Edinburgh never really threatened and one felt that the game was up once they went more than a converted try behind.  They lacked the creative spark, the ambition to pose much of a challenge in attack.  As a result, at no time did it seriously look like they were going to end what is now a three year run without a win in this fixture.

Yet it was the visitors who took the early lead, a penalty from SHC (CN! CG!) on five minutes after an offside offence nudging them ahead, only for home playmaker Weir to level ten minutes later.  This was a typical Deby match, with physicality having priority over silky skills.  In some respects, this suited the visitors more than it did the home side.

But after Weir's second penalty, on 34 minutes, Strauss' try, converted by Weir, suddenly opened up a significant 10 point margin in a tight match.  Sean Lamont had turned provider, the big winger's offload feeding Horne who in turn put the hirsute No 8 over.

In teh second period, Heathcote knocked over a three pointer on 52 minutes to narrow the gap to a converted try.  Then Matawalu looked to have scored a lovely try after good interplay with DTH only for the score to be disallowed for a deemed forward pass.  Had that one been allowed, the Warriors might have cut loose in the final quarter.

That said, on 69 minutes, Weir's third penalty of the afternoon looked to have put the outcome beyond doubt.  The only question was whether the Gunners might be able to secure a losing bonus.  They failed to do so and, indeed, Weir missed the chance to extend the home lead further with a penalty late on.

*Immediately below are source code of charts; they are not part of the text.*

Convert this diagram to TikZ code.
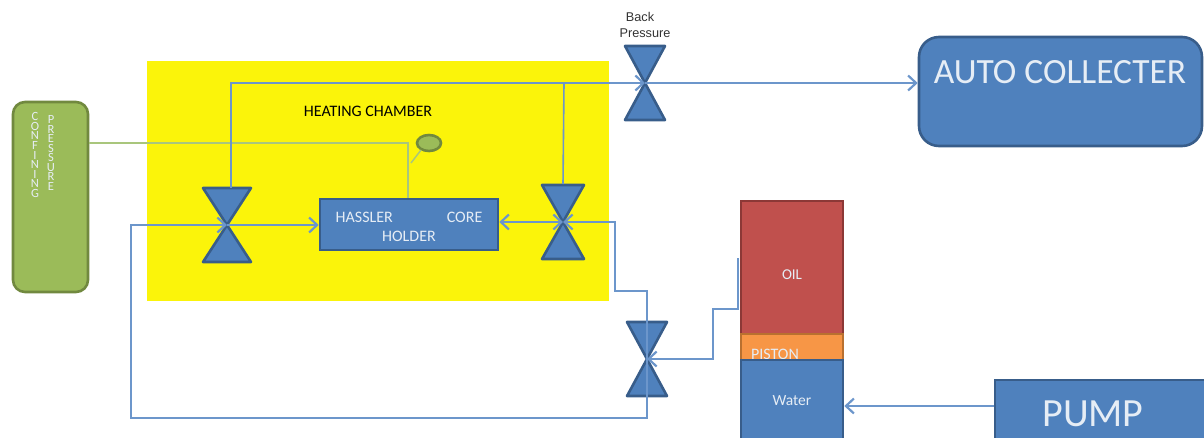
\documentclass[tikz,border=0pt]{standalone}
\usepackage{fontspec}
\setmainfont{Carlito}
\newfontfamily\labelfont{Liberation Sans}
\usetikzlibrary{arrows.meta,shapes.geometric}
\definecolor{chamber}{HTML}{FBF40A}
\definecolor{bluefill}{HTML}{4F81BD}
\definecolor{blueedge}{HTML}{385D8A}
\definecolor{pipeblue}{HTML}{6C96CB}
\definecolor{greenfill}{HTML}{9BBB59}
\definecolor{greenedge}{HTML}{71893F}
\definecolor{greenpipe}{HTML}{A9C67C}
\definecolor{redfill}{HTML}{C0504D}
\definecolor{rededge}{HTML}{8C3836}
\definecolor{orangefill}{HTML}{F79646}
\definecolor{orangeedge}{HTML}{B9702F}
\definecolor{lighttext}{HTML}{E6EDF5}
\tikzset{
  box/.style={rectangle,draw=blueedge,fill=bluefill,line width=2.6pt,inner sep=0pt,text=lighttext},
  valve/.style={draw=blueedge,fill=bluefill,line width=2.6pt,line join=round},
  pipe/.style={draw=pipeblue,line width=1.6pt,>={Straight Barb[length=8pt,width=15pt,line width=2.2pt]}},
  word/.style={inner sep=0pt,text=lighttext,font=\fontsize{16}{19}\selectfont,align=center}
}
\begin{document}
\begin{tikzpicture}[x=1pt,y=-1pt]
\useasboundingbox (0,0) rectangle (1204,437);
\clip (0,0) rectangle (1204,437);

% heating chamber and supply
\fill[chamber] (147,61) rectangle (609,301);
\node[box,draw=greenedge,fill=greenfill,rounded corners=12pt,minimum width=75pt,minimum height=190pt] (confining) at (50.5,197) {};
\node[word,font=\fontsize{12.5}{9.55}\selectfont] (confiningtext) at (35,155) {C\\O\\N\\F\\I\\N\\I\\N\\G};
\node[word,font=\fontsize{12.5}{9.55}\selectfont] (pressuretext) at (51,153) {P\\R\\E\\S\\S\\U\\R\\E};
\node[inner sep=0pt,font=\fontsize{16}{19}\selectfont] (chambertext) at (368,111) {HEATING CHAMBER};

% core holder
\node[box,minimum width=178pt,minimum height=51pt] (holder) at (409,224.5) {};
\node[word] (holdertext) at (409,227) {HASSLER\hspace{54pt}CORE\\HOLDER};

% right hand boxes
\node[box,rounded corners=20pt,minimum width=283pt,minimum height=109pt] (collector) at (1060.5,91.5) {};
\node[word,font=\fontsize{35.5}{38}\selectfont] (collectortext) at (1060,72) {AUTO COLLECTER};
\node[box,draw=rededge,fill=redfill,minimum width=102pt,minimum height=133pt] (oil) at (792,267.5) {};
\node[word,font=\fontsize{15}{18}\selectfont] (oiltext) at (792,275) {OIL};
\node[box,draw=orangeedge,fill=orangefill,minimum width=102pt,minimum height=26pt] (piston) at (792,347) {};
\node[word] (pistontext) at (775,354) {PISTON};
\node[box,minimum width=102pt,minimum height=90pt] (water) at (792,405) {};
\node[word,font=\fontsize{15.5}{18}\selectfont] (watertext) at (792,401) {Water};
\node[box,minimum width=220pt,minimum height=70pt] (pump) at (1105,415) {};
\node[word,font=\fontsize{40}{44}\selectfont] (pumptext) at (1093,414) {PUMP};
\node[inner sep=0pt,align=center,text=black!80,font=\labelfont\fontsize{12.7}{16}\selectfont] (backtext) at (645,25) {Back\hspace*{10pt}\\Pressure};

% valves
\foreach \name/\x/\y/\w/\h in {leftvalve/227/225/24/37,rightvalve/563/222/21/37,backvalve/645/83/20/37,lowvalve/647/359/20/37}{
  \draw[valve] (\x-\w,\y-\h) -- (\x+\w,\y-\h) -- (\x-\w,\y+\h) -- (\x+\w,\y+\h) -- cycle;
  \coordinate (\name) at (\x,\y);
}

% confining line and thermocouple
\coordinate (confinebend) at (408,143);
\draw[greenpipe,line width=1.5pt] (confining.east |- confinebend) -- (confinebend) -- (confinebend |- holder.north);
\coordinate (bubbletail) at (411,163);
\node[ellipse,draw=greenedge,fill=greenfill,line width=2.6pt,minimum width=24pt,minimum height=16pt,inner sep=0pt] (bubble) at (429,143) {};
\draw[greenpipe,line width=1.5pt] (bubble) ++(-8,7) -- (bubbletail);

% flow lines
\coordinate (topleft) at (231,83);
\coordinate (topjoin) at (564,83);
\coordinate (lowbend) at (615,291);
\coordinate (feedbend) at (131,418);
\coordinate (oilport) at (738,258);
\coordinate (oilbend) at (713,309);
\draw[pipe,->] (231,188) -- (topleft) -- (backvalve);
\draw[pipe] (topjoin) -- (rightvalve.north |- 0,184);
\draw[pipe,->] (backvalve) -- (backvalve -| collector.west);
\draw[pipe,->] (lowvalve) -- (lowvalve |- feedbend) -- (feedbend) -- (feedbend |- leftvalve) -- (leftvalve);
\draw[pipe,->] (leftvalve) -- (leftvalve -| holder.west);
\draw[pipe,<->] (holder.east |- rightvalve) -- (rightvalve);
\draw[pipe,->] (lowvalve) -- (lowvalve |- lowbend) -- (lowbend) -- (lowbend |- rightvalve) -- (rightvalve);
\draw[pipe,->] (oilport) -- (oilport |- oilbend) -- (oilbend) -- (oilbend |- lowvalve) -- (lowvalve);
\coordinate (pumpport) at (pump.west |- 0,406);
\draw[pipe,->] (pumpport) -- (water.east |- pumpport);
\end{tikzpicture}
\end{document}
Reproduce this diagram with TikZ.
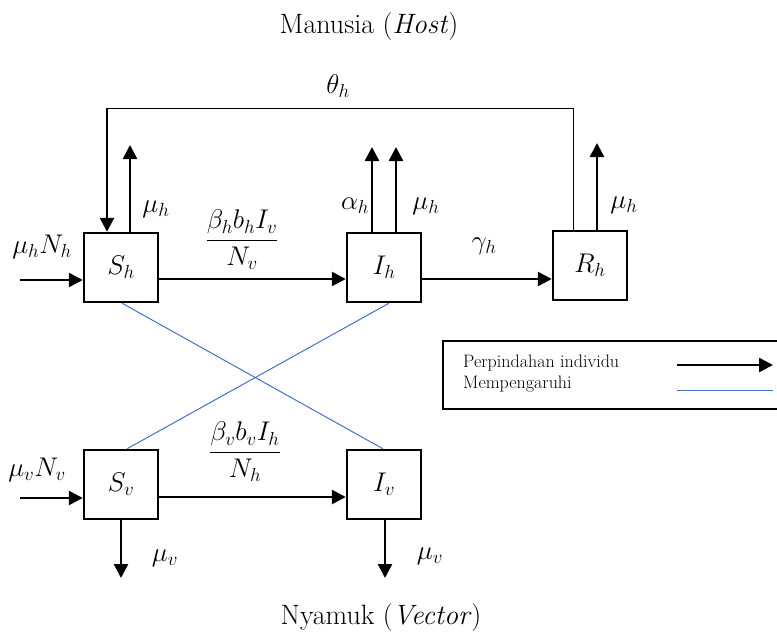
\RequirePackage{fix-cm}
\documentclass[tikz,border=0pt]{standalone}
\usepackage{amsmath}
\usepackage{fontspec}
\usetikzlibrary{arrows.meta}
\definecolor{linkblue}{RGB}{68,114,196}
\tikzset{
  box/.style={draw, line width=2.4pt, minimum width=74pt, minimum height=69pt, inner sep=0pt, font=\fontsize{27}{32}\selectfont},
  arr/.style={line width=2.6pt, -{Triangle[length=14pt,width=14pt]}},
  thinline/.style={line width=1pt},
  bluel/.style={draw=linkblue, line width=1pt},
  lab/.style={inner sep=0pt, font=\fontsize{27}{32}\selectfont},
  ttl/.style={inner sep=0pt, font=\fontsize{28}{33}\selectfont},
  leg/.style={inner sep=0pt, anchor=west, font=\fontsize{18}{21}\selectfont}
}
\begin{document}
\begin{tikzpicture}[x=1pt,y=-1pt]
\useasboundingbox (0,0) rectangle (777,635);
% boxes
\node[box] (Sh) at (121,267.5) {$S_h$};
\node[box] (Ih) at (384,267.5) {$I_h$};
\node[box] (Rh) at (590,265.5) {$R_h$};
\node[box] (Sv) at (121,484.5) {$S_v$};
\node[box] (Iv) at (384,484.5) {$I_v$};
% coordinates
\coordinate (inSh) at (20,280);
\coordinate (inSv) at (20,498);
\coordinate (loopc) at (107,108);
\coordinate (muSh) at (130,145);
\coordinate (alIh) at (372,147);
\coordinate (muIh) at (396,147);
\coordinate (muRh) at (597,143);
\coordinate (muSv) at (121,578);
\coordinate (muIv) at (385,578);
% human transitions
\draw[arr] (inSh) -- (inSh -| Sh.west);
\draw[arr] ([yshift=-11.5pt]Sh.east) -- ([yshift=-11.5pt]Ih.west);
\draw[arr] ([yshift=-11.5pt]Ih.east) -- ([yshift=-11.5pt]Ih.east -| Rh.west);
\draw[thinline] ([xshift=22pt]Rh.north west) |- (loopc);
\draw[arr] (loopc) -- (loopc |- Sh.north);
\draw[arr] (muSh |- Sh.north) -- (muSh);
\draw[arr] (alIh |- Ih.north) -- (alIh);
\draw[arr] (muIh |- Ih.north) -- (muIh);
\draw[arr] (muRh |- Rh.north) -- (muRh);
% vector transitions
\draw[arr] (inSv) -- (inSv -| Sv.west);
\draw[arr] ([yshift=-12.5pt]Sv.east) -- ([yshift=-12.5pt]Iv.west);
\draw[arr] (muSv |- Sv.south) -- (muSv);
\draw[arr] (muIv |- Iv.south) -- (muIv);
% influence lines
\draw[bluel] ([xshift=1pt]Sh.south) -- ([xshift=-1pt]Iv.north);
\draw[bluel] ([xshift=5pt]Ih.south) -- ([xshift=6pt]Sv.north);
% labels
\node[ttl] (tH) at (369,27) {Manusia (\textit{Host})};
\node[ttl] (tV) at (381,618) {Nyamuk (\textit{Vector})};
\node[lab] (lth) at (338,86) {$\theta_h$};
\node[lab] (lmuhNh) at (42,247) {$\mu_h N_h$};
\node[lab] (lmuSh) at (156,209) {$\mu_h$};
\node[lab] (lfh) at (242,240) {$\dfrac{\beta_h b_h I_v}{N_v}$};
\node[lab] (lal) at (355,206) {$\alpha_h$};
\node[lab] (lmuIh) at (426,206) {$\mu_h$};
\node[lab] (lgam) at (484,246) {$\gamma_h$};
\node[lab] (lmuRh) at (624,205) {$\mu_h$};
\node[lab] (lmuvNv) at (37,470) {$\mu_v N_v$};
\node[lab] (lfv) at (245,452) {$\dfrac{\beta_v b_v I_h}{N_h}$};
\node[lab] (lmuSv) at (165,558) {$\mu_v$};
\node[lab] (lmuIv) at (430,556) {$\mu_v$};
% legend
\draw[line width=2pt] (777,341) -| (443,409) -- (777,409);
\node[leg] (leg1) at (463,363) {Perpindahan individu};
\node[leg] (leg2) at (463,384) {Mempengaruhi};
\coordinate (la1) at (677,365);
\coordinate (la2) at (773,365);
\coordinate (lb1) at (677,390);
\coordinate (lb2) at (773,390);
\draw[arr] (la1) -- (la2);
\draw[bluel] (lb1) -- (lb2);
\end{tikzpicture}
\end{document}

Glasgow now sit second in the Pro 12, only one point adrift of leaders Ospreys, two ahead of third placed Munster and a handy seven ahead of fifth placed Leinster.  By contrast, the Embramen are a full eight points behind sixth placed Connacht in the final top tier qualifying spot for next season.  More immediately, the Gunners face a ten point deficit to overturn if they are to regain the 1872 Cup at Murrayfield next Friday evening.  On the basis of this afternoon's match, that looks unlikely.